An art exhibition examining sight loss opened as part of the Wandsworth Arts Fringe in London on 10 June. Entitled “Do you see what I see?”, the exhibition includes pieces by artists who are part of the Windows of the Soul project and contains braille art, traditional paintings, print work and other examples of work by or with visually impaired people describing what they see to a professional artist.
The Windows of the Soul artists were charged by two ophthalmologists, Caroline Kilduff and Siegfried Wagner, to create an exhibition of artwork to raise awareness of the realities of sight loss. Lindsey Whitelaw, an exhibiting artist, became involved due to her fascination with the project, and the feeling that she could create different versions of one painting as responses to how visually impaired people saw her work.
Lindsey said: “I have painted all my life and also had a career as a Landscape Architect which involved community engagement, promoting general health and wellbeing through environmental improvements. With this body of work I have had the opportunity to direct my art practice along a similar path.
I have met some truly amazing people with such energy and enthusiasm for life, it has been life-changing for me to see such positives come from those with eye conditions.”
Lindsey initially called on volunteers to describe how they saw the world with their varying degrees of visual impairment. As she explains: “Due to the pandemic, we mostly communicated over the phone and email. It has been an unexpected and inspiring process as from their responses I have made work which illustrates how sight impairment can enhance rather than hamper the artistic experience.”
Lindsey’s process began when she sent a textile collage entitled New China to Pat, who is totally blind from retinitis pigmentosa, and Michael, who has diminished vision due to optic neuropathy.
Of their responses to her work, Lindsey said: “They both described ‘word pictures’, which I then translated in paint as Pat’s New China, a birch tree, and Michael’s nautical scene with Blue Peter flags. Both were vastly different, and yet a version of the original.”
Three other paintings were sent to Samantha, who has diabetic retinopathy, with sporadic voids in her vision. She also had a cataract in her right eye; after surgery, the lens pocket thickened and despite being ‘polished’, it has not made a difference to her vision.
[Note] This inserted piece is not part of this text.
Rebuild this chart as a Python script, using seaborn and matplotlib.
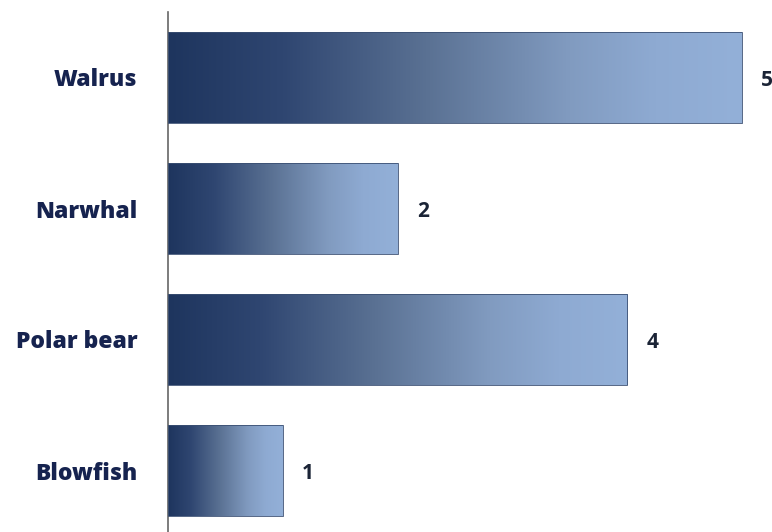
import numpy as np
import pandas as pd
import matplotlib
matplotlib.use("Agg")
import matplotlib.pyplot as plt
from matplotlib.colors import LinearSegmentedColormap
import seaborn as sns

categories = ["Walrus", "Narwhal", "Polar bear", "Blowfish"]
values = [5, 2, 4, 1]

df = pd.DataFrame({"animal": categories, "count": values})

sns.set_theme(style="white")
plt.rcParams["font.family"] = ["Open Sans", "DejaVu Sans"]

fig = plt.figure(figsize=(7.72, 5.32), dpi=100)
ax = fig.add_axes([168 / 772, -4 / 532, 1 - 168 / 772, (532 - 12 + 4) / 532])

sns.barplot(data=df, y="animal", x="count", orient="h", ax=ax,
            color="#8eaad6", width=0.70, saturation=1, linewidth=0)

cmap = LinearSegmentedColormap.from_list(
    "grad",
    [(0.0, "#1e355e"), (0.2, "#2f4671"), (0.45, "#5a7193"),
     (0.7, "#819bc0"), (0.85, "#8eaad2"), (1.0, "#93b0d8")])
grad = np.linspace(0, 1, 256).reshape(1, -1)
for p in ax.patches:
    x0, y0 = p.get_x(), p.get_y()
    w, h = p.get_width(), p.get_height()
    p.set_facecolor("none")
    p.set_edgecolor("#3a4f72")
    p.set_linewidth(0.6)
    p.set_zorder(3)
    im = ax.imshow(grad, cmap=cmap, aspect="auto",
                   extent=[x0, x0 + w, y0 + h, y0], zorder=2, interpolation="bicubic")
    im.set_clip_path(p)

ax.set_xlim(0, (772 - 168) / 114.8)
ax.set_ylim(3.5, -0.5)

for i, v in enumerate(values):
    ax.text(v + 0.22, i + 0.02, str(v), va="center", ha="center",
            fontsize=15, fontweight="bold", color="#1b2436")

ax.set_xlabel("")
ax.set_ylabel("")
ax.set_xticks([])
ax.tick_params(axis="y", length=0, pad=22)
for lbl in ax.get_yticklabels():
    lbl.set_fontweight("heavy")
    lbl.set_fontsize(16.5)
    lbl.set_color("#16234f")

for s in ["top", "right", "bottom"]:
    ax.spines[s].set_visible(False)
ax.spines["left"].set_color("#666666")
ax.spines["left"].set_linewidth(1.2)

fig.savefig("out.png", dpi=100)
Samantha says that life is much more interesting since she lost her vision as she “makes things up”.
A fascinating result of Samantha’s vision impairment is the way in which she engages with Lindsey’s art. Samantha saw a clown’s face when looking at Lindsey’s original Iomani painting; it intended to depict a Cyprus village house interior. When looking at Lindsey's depiction of a set of Allen keys in Workshop One, Samantha saw a tarantula emerging from a pistol:
Workshop - Samantha Leftwich by Lindsey Whitelaw
And when viewing Lindsey's painting of almost leaf-less trees with a white and blue backdrop in Blue Trees Old Town, to Samantha, the work appeared as an orange disc crossed with blood vessel-like branches – looking not dissimilar to an eye scan:
Blue Trees Old Town - Samantha Leftwich by Lindsey Whitelaw
People with visual impairments continue to influence Lindsey’s work. Aleid was diagnosed with ocular myasthenia gravis: when looking far away, her vision seems to ‘slide‘, so one object floats off to produce two objects, with the second one appearing to the right, and higher up. She visited Lindsey’s house and was able to see her original painting ‘Blue Trees Old Town 2’, adjacent to a pile of books on a table nearby. She saw the books and a pink carrier bag nearby floating up onto the trees, and when seen on a blank wall, the trees themselves floated up to the right:
Aleid's Floating Books by Lindsey Whitelaw
Anne has autosomal recessive optic nerve degeneration, and was registered blind in the 1990s. She can see vague shapes but no detail and her vision, in her own words, could be described as largely a feat of imagination. Her response to ‘Workshop One’ was notable, as she saw it as ominous and dark with a striped background, whereas the ‘Blue Trees’ and ‘Iomani’ are much more subdued, soft, and misty.